What is referred chest pain?
Pain in the chest or rib area can sometimes be referred from the thoracic spine. This is the area of the spine which runs between your shoulder blades and down the mid-back. This is a common cause of chest pain in young athletes.
Referred pain is when pain is felt in one area but does not originate there. Instead, it caused by a problem elsewhere. Referred chest pain usually starts at a point higher up than where the pain is felt.
Facet joints in the spine
In the case of referred chest pain, it can originate from many areas, with the most common being the facet joints or Zygapophyseal joints of the thoracic spine.

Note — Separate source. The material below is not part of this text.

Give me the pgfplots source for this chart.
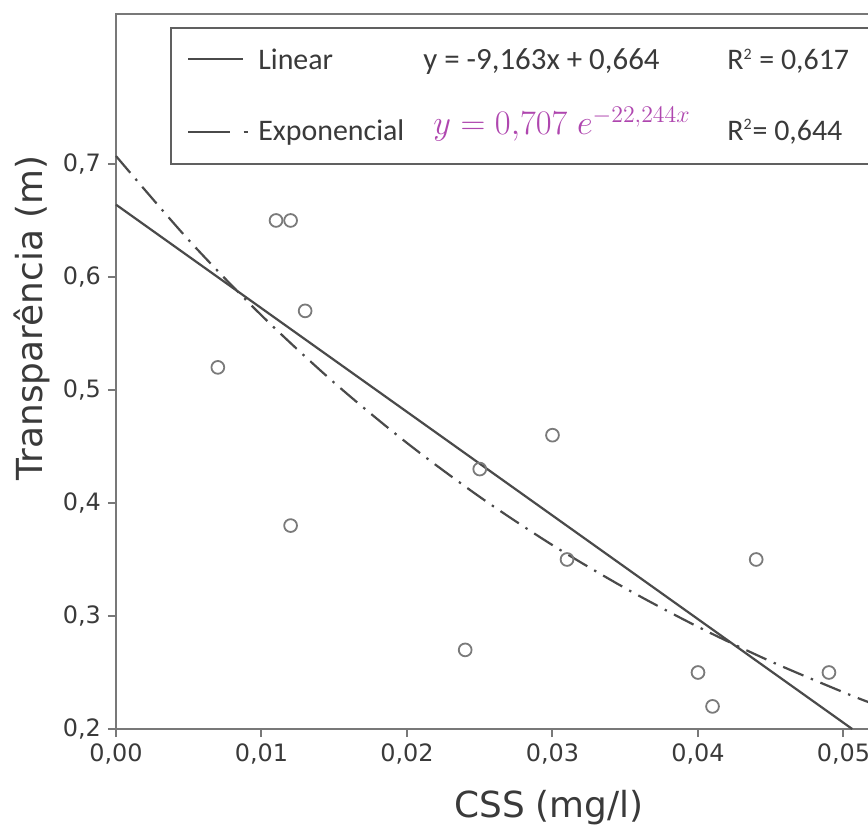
\documentclass[border=0pt]{standalone}
\usepackage{fontspec}
\setmainfont{DejaVu Sans}
\newfontfamily\legendfont{Carlito}
\usepackage{pgfplots}
\pgfplotsset{compat=1.18}
\definecolor{axisgray}{HTML}{787878}
\definecolor{txtgray}{HTML}{3A3A3A}
\definecolor{linegray}{HTML}{4A4A4A}
\definecolor{markgray}{HTML}{7A7A7A}
\definecolor{eqmagenta}{RGB}{175,70,175}

\begin{document}
\begin{tikzpicture}
\begin{axis}[
  name=ax,
  scale only axis, width=378bp, height=357.5bp,
  xmin=0, xmax=0.05196, ymin=0.2, ymax=0.8327,
  xtick={0,0.01,0.02,0.03,0.04,0.05},
  ytick={0.2,0.3,0.4,0.5,0.6,0.7},
  xtick pos=left, ytick pos=left,
  tick align=outside, major tick length=4bp,
  axis line style={axisgray, line width=1bp},
  every tick/.style={axisgray, line width=1bp},
  tick label style={font=\fontsize{12}{14}\selectfont, text=txtgray},
  /pgf/number format/assume math mode=true,
  xticklabel style={/pgf/number format/.cd, fixed, fixed zerofill, precision=2, use comma},
  yticklabel style={/pgf/number format/.cd, fixed, fixed zerofill, precision=1, use comma},
  scaled x ticks=false,
  xlabel={CSS\hspace{0.3em}(mg/l)},
  xlabel style={at={(rel axis cs:0.573,0)}, anchor=base, yshift=-44bp,
    font=\fontsize{18}{20}\selectfont, text=txtgray},
  ylabel={Transparência (m)},
  ylabel style={at={(axis description cs:-0.0966,0.575)}, anchor=base,
    font=\fontsize{18}{20}\selectfont, text=txtgray},
  clip=false,
]
% data points
\addplot[only marks, mark=o, mark size=3.2bp, mark options={markgray, line width=0.9bp}]
  coordinates {
  (0.007,0.52) (0.011,0.65) (0.012,0.65) (0.013,0.57) (0.012,0.38)
  (0.024,0.27) (0.025,0.43) (0.030,0.46) (0.031,0.35) (0.040,0.25)
  (0.041,0.22) (0.044,0.35) (0.049,0.25)
};
% linear fit
\addplot[linegray, line width=1.1bp] coordinates {(0,0.664) (0.0506,0.2)};
% exponential fit
\addplot[linegray, line width=1.1bp, dash pattern=on 11bp off 4bp on 1.2bp off 4bp, smooth]
  coordinates {
  (0,0.707) (0.005,0.6326) (0.010,0.5660) (0.015,0.5064) (0.020,0.4531)
  (0.025,0.4054) (0.030,0.3627) (0.035,0.3246) (0.040,0.2904)
  (0.045,0.2598) (0.050,0.2325) (0.0519,0.2229)
};
% legend box
\draw[fill=white, draw=axisgray!80!black, line width=0.9bp]
  (axis cs:0.00378,0.700) rectangle (axis cs:0.0535,0.8204);
\draw[linegray, line width=1bp] (axis cs:0.00495,0.7929) -- (axis cs:0.00873,0.7929);
\draw[linegray, line width=1bp] (axis cs:0.00495,0.7283) -- (axis cs:0.00784,0.7283);
\draw[linegray, line width=1.4bp] (axis cs:0.00878,0.7283) -- (axis cs:0.00908,0.7283);
\node[anchor=base west, inner sep=0, font=\legendfont\fontsize{15}{17}\selectfont, text=txtgray]
  at (axis cs:0.00976,0.7832) {Linear};
\node[anchor=base west, inner sep=0, font=\legendfont\fontsize{15}{17}\selectfont, text=txtgray]
  at (axis cs:0.00976,0.7212) {Exponencial};
\node[anchor=base west, inner sep=0, font=\legendfont\fontsize{15.5}{17}\selectfont, text=txtgray]
  at (axis cs:0.0211,0.7832) {y = -9,163x + 0,664};
\node[anchor=base west, inner sep=0, font=\legendfont\fontsize{15}{17}\selectfont, text=txtgray]
  at (axis cs:0.04199,0.7832) {R\textsuperscript{\footnotesize 2} = 0,617};
\node[anchor=base west, inner sep=0, font=\legendfont\fontsize{15}{17}\selectfont, text=txtgray]
  at (axis cs:0.04199,0.7212) {R\textsuperscript{\footnotesize 2}= 0,644};
\node[anchor=base west, inner sep=0, font=\fontsize{16.5}{18}\selectfont, text=eqmagenta]
  at (axis cs:0.02179,0.7257) {$y = 0{,}707\; e^{-22{,}244x}$};
\end{axis}
\pgfresetboundingbox
\path[use as bounding box] ([xshift=-58bp,yshift=-49bp]ax.south west)
  rectangle ([xshift=376bp,yshift=7bp]ax.north west);
\end{tikzpicture}
\end{document}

It may also originate from the Costovertebral or Costotransverse joints, where the ribs attach to the vertebrae.
Muscular tightness and trigger points can also develop, increasing the referred pain. A trigger point is a small localized knot in the muscle. If your muscle or part of is it in spasm, then blood and nutrients are not able to reach that part of the muscle. Therefore, it will not recover from training or injury and will be a potential weak point in the future. Thigh muscles cause vertebra to move out of alignment, which in turn may impinge on nerves.
Treatment of referred pain
Treatment depends on the cause of the pain, but commonly used treatments include:
- Deep tissue massage. This releases tension in muscles, which in turn reduces pressure on any nerves which may be impinged. are referring the chest pain.
- Spinal manipulation to restore a full range of movement to the joints in the spine. Visit a good Chiropractor or Oseopath specialises in spinal manipulation for athletes.
- Stretching and strengthening exercises may also be recommended for the upper body, upper back and core to regain full movement and strength.
References & further reading
- Whitcomb DC, Martin SP, Schoen RE et al. Chronic abdominal pain caused by thoracic disc herniation. Am J Gastroenterol 1995;90(5):835–7.